Exercise prompt:
Pictures excluded, return the lines below from the first through the line holding "import plotly.graph_objects as go".

Recorded information:
┏━━

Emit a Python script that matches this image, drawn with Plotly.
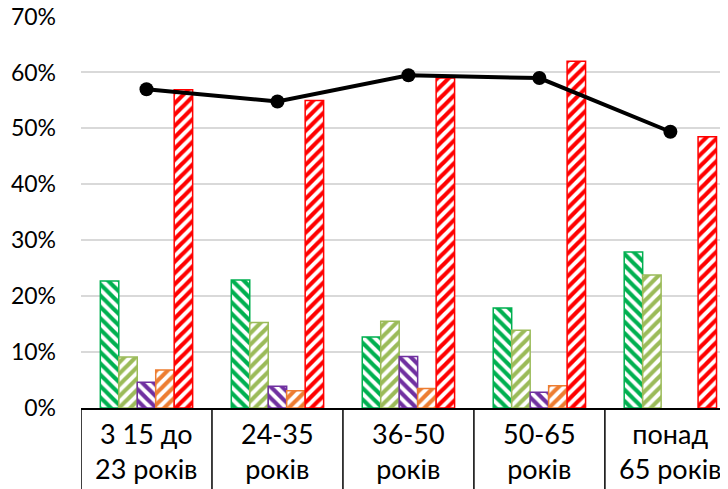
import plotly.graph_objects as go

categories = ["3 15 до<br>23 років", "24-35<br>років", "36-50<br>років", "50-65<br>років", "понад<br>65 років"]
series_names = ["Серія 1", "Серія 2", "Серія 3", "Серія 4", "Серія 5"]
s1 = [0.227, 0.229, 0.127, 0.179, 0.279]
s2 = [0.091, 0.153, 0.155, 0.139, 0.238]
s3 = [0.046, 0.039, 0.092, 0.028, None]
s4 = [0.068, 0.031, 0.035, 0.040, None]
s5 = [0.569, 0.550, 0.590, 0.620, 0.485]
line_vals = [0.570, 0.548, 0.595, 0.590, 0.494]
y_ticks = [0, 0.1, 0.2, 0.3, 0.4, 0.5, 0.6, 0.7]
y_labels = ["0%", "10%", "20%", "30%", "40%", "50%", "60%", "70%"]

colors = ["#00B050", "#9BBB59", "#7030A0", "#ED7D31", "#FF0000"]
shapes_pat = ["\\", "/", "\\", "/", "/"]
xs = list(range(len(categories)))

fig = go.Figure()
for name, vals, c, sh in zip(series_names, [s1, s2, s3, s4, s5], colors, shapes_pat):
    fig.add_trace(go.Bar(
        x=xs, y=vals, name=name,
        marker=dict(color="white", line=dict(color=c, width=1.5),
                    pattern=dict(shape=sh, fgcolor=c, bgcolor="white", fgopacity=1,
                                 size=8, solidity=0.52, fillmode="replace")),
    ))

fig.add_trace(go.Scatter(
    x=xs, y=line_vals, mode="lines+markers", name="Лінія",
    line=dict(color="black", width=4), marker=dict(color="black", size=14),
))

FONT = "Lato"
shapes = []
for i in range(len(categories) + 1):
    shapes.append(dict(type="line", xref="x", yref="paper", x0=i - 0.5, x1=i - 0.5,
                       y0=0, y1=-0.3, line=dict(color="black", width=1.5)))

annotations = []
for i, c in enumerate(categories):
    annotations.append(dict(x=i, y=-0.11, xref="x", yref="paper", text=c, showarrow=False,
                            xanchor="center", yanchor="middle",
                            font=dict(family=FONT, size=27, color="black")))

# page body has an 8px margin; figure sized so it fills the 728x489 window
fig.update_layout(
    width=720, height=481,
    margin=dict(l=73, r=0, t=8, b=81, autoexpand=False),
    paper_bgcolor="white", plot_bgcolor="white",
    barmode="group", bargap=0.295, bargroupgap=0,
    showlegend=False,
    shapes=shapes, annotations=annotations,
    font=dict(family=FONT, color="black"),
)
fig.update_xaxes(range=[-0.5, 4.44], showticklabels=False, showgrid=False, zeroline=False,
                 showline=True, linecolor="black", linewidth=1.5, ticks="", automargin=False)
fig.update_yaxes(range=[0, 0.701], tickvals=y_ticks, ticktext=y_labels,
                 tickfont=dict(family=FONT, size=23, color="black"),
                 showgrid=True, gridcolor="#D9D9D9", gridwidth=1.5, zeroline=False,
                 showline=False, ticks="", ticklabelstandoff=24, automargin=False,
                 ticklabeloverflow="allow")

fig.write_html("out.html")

┗━━

Reply to the task:
Emit a Python script that matches this image, drawn with Plotly.
import plotly.graph_objects as go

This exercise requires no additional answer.